Obituary of Patricia Dale

My mother, Patricia Dale, who has died aged 103, was a pioneering doctor, activist and socialist who became general secretary of the Medical Practitioners’ Union. She used her expertise in industrial health to speak out against the expansion of Stansted airport in the early 2000s.

Pat was born in Southampton, the daughter of Clemency (née Wharton) and Cyrus Lloyd, a merchant seaman, and her childhood was shaped by the loss of her mother to tuberculosis when she was nine. Her father then married a wealthy widow who wanted Pat to become a debutante. However, Pat insisted on leaving home to study medicine at University College London, one of the few women to do so at the time.

After graduating in 1945, she served as a captain in the Royal Army Medical Corps and went to India, where she treated casualties of the war in Burma (now Myanmar). A brief wartime marriage to Keith Elliott ended in divorce, although Pat retained the Elliott name for professional use.

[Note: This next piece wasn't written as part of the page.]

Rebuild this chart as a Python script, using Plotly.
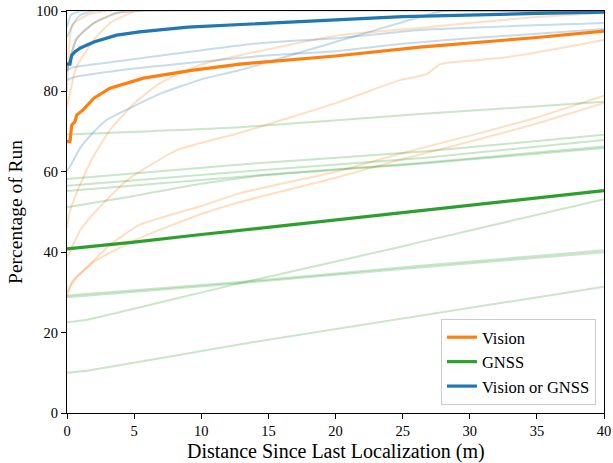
import plotly.graph_objects as go

# ---- aggregated curves ----
vision_x = [0, 0.22, 0.35, 0.6, 0.72, 1.2, 2, 3.2, 5.7, 9.4, 12.9, 20, 26.3, 30, 35, 40]
vision_y = [67.5, 67.5, 71.6, 72.5, 74.1, 75.4, 78.3, 80.8, 83.3, 85.3, 86.8, 88.8, 91.0, 92.0, 93.4, 95.0]

gnss_x = [0, 5, 10, 15, 20, 25, 30, 35, 40]
gnss_y = [40.8, 42.5, 44.4, 46.2, 48.0, 49.9, 51.7, 53.5, 55.3]

either_x = [0, 0.22, 0.35, 0.6, 1, 2, 3.7, 5.4, 9, 14.4, 20, 25, 30, 35, 40]
either_y = [86.8, 86.8, 89.0, 89.9, 90.8, 92.3, 94.0, 94.8, 96.0, 96.8, 97.8, 98.6, 99.1, 99.4, 99.7]

# ---- individual Vision runs (faint orange) ----
v1_x = [0, 0.4, 1.5, 3, 40]
v1_y = [80, 96.5, 99, 100, 100]
v2_x = [0, 0.7, 2, 3.2, 5.2, 40]
v2_y = [76, 86, 92.8, 97, 100, 100]
v3_x = [0, 0.7, 2, 3.7, 5, 40]
v3_y = [85, 93, 97, 99.5, 100, 100]
v4_x = [0, 0.2, 1, 2, 3.2, 5, 6.9, 9.9, 12.9, 20.3, 26.3, 30, 35, 40]
v4_y = [46, 50, 57, 64, 70.4, 77, 82, 86.6, 89, 94, 95.8, 97, 98.5, 99.5]
v5_x = [0, 0.2, 1, 2, 4.5, 8.2, 12.9, 20.3, 24.8, 26.8, 27.8, 32.3, 36, 40]
v5_y = [38.8, 40, 45.5, 49.7, 58, 65.4, 69.7, 77.4, 82.8, 84.3, 86.8, 88.3, 90.3, 92.8]
v6_x = [0, 0.45, 1.5, 3.2, 5.4, 10, 12.9, 20, 24.8, 30, 35, 40]
v6_y = [30, 33, 36.3, 41.8, 46.8, 51.5, 54.7, 60, 64.5, 69, 73.5, 78.9]
v7_x = [0, 0.3, 0.7, 2, 5.4, 10, 12.9, 20, 24.8, 30, 35, 40]
v7_y = [29, 31.8, 33.6, 37.6, 43.5, 49.5, 52.5, 58.5, 63, 67.5, 72, 77.1]

# ---- individual GNSS runs (faint green) ----
g1_x = [0, 12.9, 26.3, 40]
g1_y = [69.3, 71.1, 74.4, 77.4]
g2_x = [0, 14.4, 26.3, 40]
g2_y = [58.2, 62.2, 65.0, 69.2]
g3_x = [0, 14.4, 26.3, 40]
g3_y = [56.5, 60.4, 63.4, 67.9]
g4_x = [0, 14.4, 26.3, 40]
g4_y = [55.2, 59.2, 62.2, 66.3]
g5_x = [0, 5, 10, 14.4, 26.3, 40]
g5_y = [51.2, 54, 57, 59, 62, 65.9]
g6_x = [0, 12.9, 26.3, 40]
g6_y = [29.2, 32.6, 36.6, 40.5]
g7_x = [0, 12.9, 26.3, 40]
g7_y = [28.8, 32.3, 36.2, 40.0]
g8_x = [0, 1.5, 12.9, 24.8, 26.3, 40]
g8_y = [22.6, 23.2, 32.3, 41.3, 42.5, 53.2]
g9_x = [0, 1.5, 13.8, 40]
g9_y = [10, 10.5, 17.6, 31.4]

# ---- individual Vision-or-GNSS runs (faint blue) ----
b1_x = [0, 0.5, 1, 2, 40]
b1_y = [93.5, 97, 99, 100, 100]
b2_x = [0, 0.3, 1, 40]
b2_y = [96, 99, 100, 100]
b3_x = [0, 0.7, 2, 3.7, 5, 40]
b3_y = [85, 93, 97, 99.5, 100, 100]
b4_x = [0, 0.2, 1, 1.9, 3, 5.4, 7, 10, 12.9, 20.3, 26.3, 28, 40]
b4_y = [60.2, 61.2, 66, 69.6, 73, 77, 79.5, 83, 85.3, 92.6, 98.5, 100, 100]
b5_x = [0, 0.5, 4.5, 14.4, 20.3, 26.3, 40]
b5_y = [85.3, 86, 87.8, 92, 93.3, 95.3, 97]
b6_x = [0, 0.5, 4.5, 14.4, 20, 24.8, 30, 40]
b6_y = [82.8, 83.5, 85.5, 88.8, 90, 91.8, 93.2, 95.5]

x_ticks = [0, 5, 10, 15, 20, 25, 30, 35, 40]
y_ticks = [0, 20, 40, 60, 80, 100]

ORANGE = "#ff7f0e"
GREEN = "#2ca02c"
BLUE = "#1f77b4"
SERIF = "Liberation Serif"

vision_runs = [(v1_x, v1_y), (v2_x, v2_y), (v3_x, v3_y), (v4_x, v4_y),
               (v5_x, v5_y), (v6_x, v6_y), (v7_x, v7_y)]
gnss_runs = [(g1_x, g1_y), (g2_x, g2_y), (g3_x, g3_y), (g4_x, g4_y), (g5_x, g5_y),
             (g6_x, g6_y), (g7_x, g7_y), (g8_x, g8_y), (g9_x, g9_y)]
either_runs = [(b1_x, b1_y), (b2_x, b2_y), (b3_x, b3_y), (b4_x, b4_y),
               (b5_x, b5_y), (b6_x, b6_y)]

fig = go.Figure()

for runs, col in [(vision_runs, ORANGE), (gnss_runs, GREEN), (either_runs, BLUE)]:
    for xs, ys in runs:
        fig.add_trace(go.Scatter(x=xs, y=ys, mode="lines",
                                 line=dict(color=col, width=2, shape="spline", smoothing=0.5),
                                 opacity=0.25, showlegend=False,
                                 hoverinfo="skip"))

fig.add_trace(go.Scatter(x=vision_x, y=vision_y, mode="lines", name="Vision",
                         line=dict(color=ORANGE, width=3.2)))
fig.add_trace(go.Scatter(x=gnss_x, y=gnss_y, mode="lines", name="GNSS",
                         line=dict(color=GREEN, width=3.2)))
fig.add_trace(go.Scatter(x=either_x, y=either_y, mode="lines", name="Vision or GNSS",
                         line=dict(color=BLUE, width=3.2)))

axis_common = dict(showgrid=False, zeroline=False, showline=True, linecolor="black",
                   linewidth=1, mirror=True, ticks="outside", ticklen=5, tickwidth=1,
                   tickcolor="black", automargin=False,
                   tickfont=dict(family=SERIF, size=14.5, color="black"))

fig.update_xaxes(range=[0, 40], tickvals=x_ticks, **axis_common)
fig.update_yaxes(range=[0, 100], tickvals=y_ticks, **axis_common)

fig.add_annotation(text="Distance Since Last Localization (m)", xref="paper", yref="paper",
                   x=0.5, y=-0.097, xanchor="center", yanchor="middle", showarrow=False,
                   font=dict(family=SERIF, size=20, color="black"))
fig.add_annotation(text="Percentage of Run", xref="paper", yref="paper",
                   x=-0.097, y=0.5, xanchor="center", yanchor="middle", showarrow=False,
                   textangle=-90, font=dict(family=SERIF, size=19.5, color="black"))

fig.update_layout(
    width=613, height=463,
    margin=dict(l=67, r=9, t=11, b=50),
    paper_bgcolor="white", plot_bgcolor="white",
    font=dict(family=SERIF, color="black"),
    legend=dict(x=0.985, y=0.02, xanchor="right", yanchor="bottom",
                bgcolor="rgba(255,255,255,0.8)", bordercolor="#cccccc", borderwidth=1,
                font=dict(family=SERIF, size=16.5, color="black"),
                tracegroupgap=0, itemwidth=30),
)

fig.write_html("out.html", config={"displayModeBar": False},
               post_script="document.body.style.margin='0';")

On her return to the UK in 1947, she began studying public health at the London School of Hygiene & Tropical Medicine, where she met Dr Gordon Evans, a widower with a young daughter. They married in 1949 and moved to Chesham, Buckinghamshire, where they worked in public health. Pat ran community clinics for babies and children. They were active supporters of the Labour Party and CND, with Gordon becoming the first medical adviser to the TUC.

He died suddenly in 1961, leaving Pat the sole carer of five children, four of whom were under the age of five. She had recently qualified as a barrister and was keen to integrate legal work into her medical career, but was forced to return to work, first as a GP and then as general secretary of the Medical Practitioners’ Union. Within a year she had given a speech at the TUC conference, then, with the sociologist Margot Jefferys, a study conducted among female physicians.

In 1962 she married Clunie Dale, then the Social Insurance Secretary at the TUC. Pat became Medical Director of Harlow Industrial Health Service (now Harlow Occupational Health Service).

She was involved with Amnesty International from the first campaign in the early 1960s to release two imprisoned Portuguese doctors who opposed the dictator António de Oliveira Salazar, and remained an activist after her retirement, joining the Stop Stansted Expansion campaign in 2002 and working as an occupational health consultant. Her work in industrial health meant that she was an expert on environmental hazards and pollutants, and she gave evidence as the campaign’s expert on air quality to the inquiry in 2007.

Throughout her life she remained an avid traveller: in the early 1970s she drove with her children in a large caravan through communist Eastern Europe. She was also an avid theatre-goer and enjoyed organising dinner parties.

Clunie died in 2006. Pat is survived by her five children: Anthony, Julie, Robert, Andrew and I from her marriage to Gordon, and Jane, from her marriage to Clunie; four stepchildren: Rosemary, Anna Clare, Richard and Diana; 18 grandchildren and eight great-grandchildren.